In the last two years alone, my organisation has released reports on the plight of Iranian Christian refugees in Turkey, Georgia and, closer to home, Sweden, while concerns have also been raised about Iranian Christian refugees in several other countries, including Armenia, Iraq and Indonesia. 

In each of these countries, as in Blighty, the common denominator appears to be simply that these refugees - however worthy their claims may be - are unwanted and untrusted by their hosts. 

During my research, I came across a refugee support group in Colchester, Refugee, Asylum Seeker & Migrant Action (RAMA), whose director, Maria Wilby, I had the privilege of interviewing, and whose perspective has stayed with me. 

Ms Wilby picked me up on a comment I had made, when I suggested that “one could understand why people may feel less sympathy for economic migrants, but surely not refugees”. 
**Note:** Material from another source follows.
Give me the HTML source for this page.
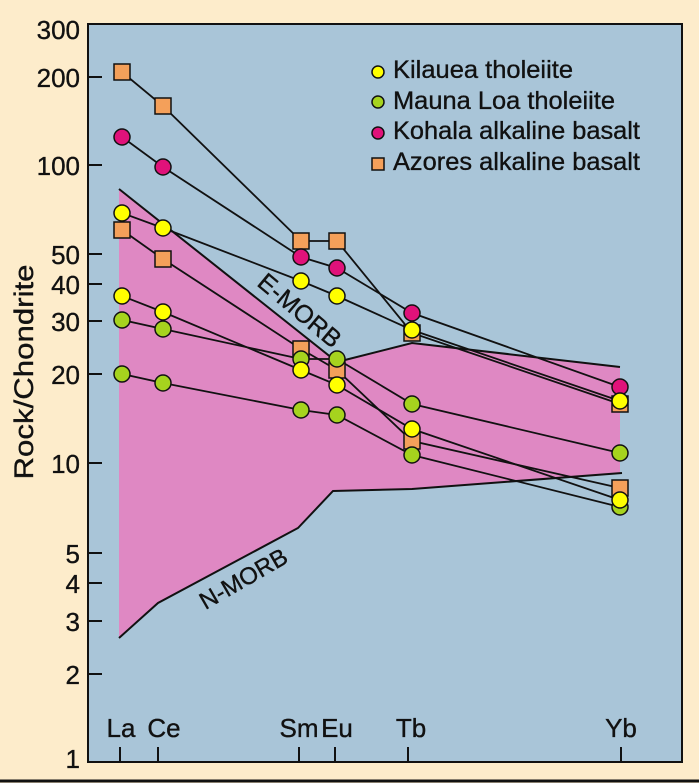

Her response was not dissimilar to the words of the second caller to 5 Live: 

“If you were in the UK, and you had nothing to feed your children or grandchildren, what would you do?” she asked. “You’d go to the next country and ask them to feed them. And that’s what it means to be an economic migrant. It’s not about, ‘Oh, I’ve got a nice car, but I want a nicer car.’ These are people who are literally starving, and feel so disadvantaged that they think the next generation will also be equally disadvantaged. And of course then you try and move. 

“And back in the day, it used to be that if you had a child in another country, they would basically be a native of that country. We’ve changed the rules to mean that migration and borders grow and grow. And actually, we’ve created this system – all of us have created this system by standing by and letting it happen – and it’s not right. If I believed in God, God certainly didn’t intend there to be borders. Nobody would. Why would you? It’s an unnatural concept. We are one world, and we should share it.” 

I’m not sure Nigel Farage would agree, but whatever one’s perspective on the need for border control, surely we should all be able to agree that those with genuine claims to have fled persecution should be afforded our help, or at the very least protected from refoulement.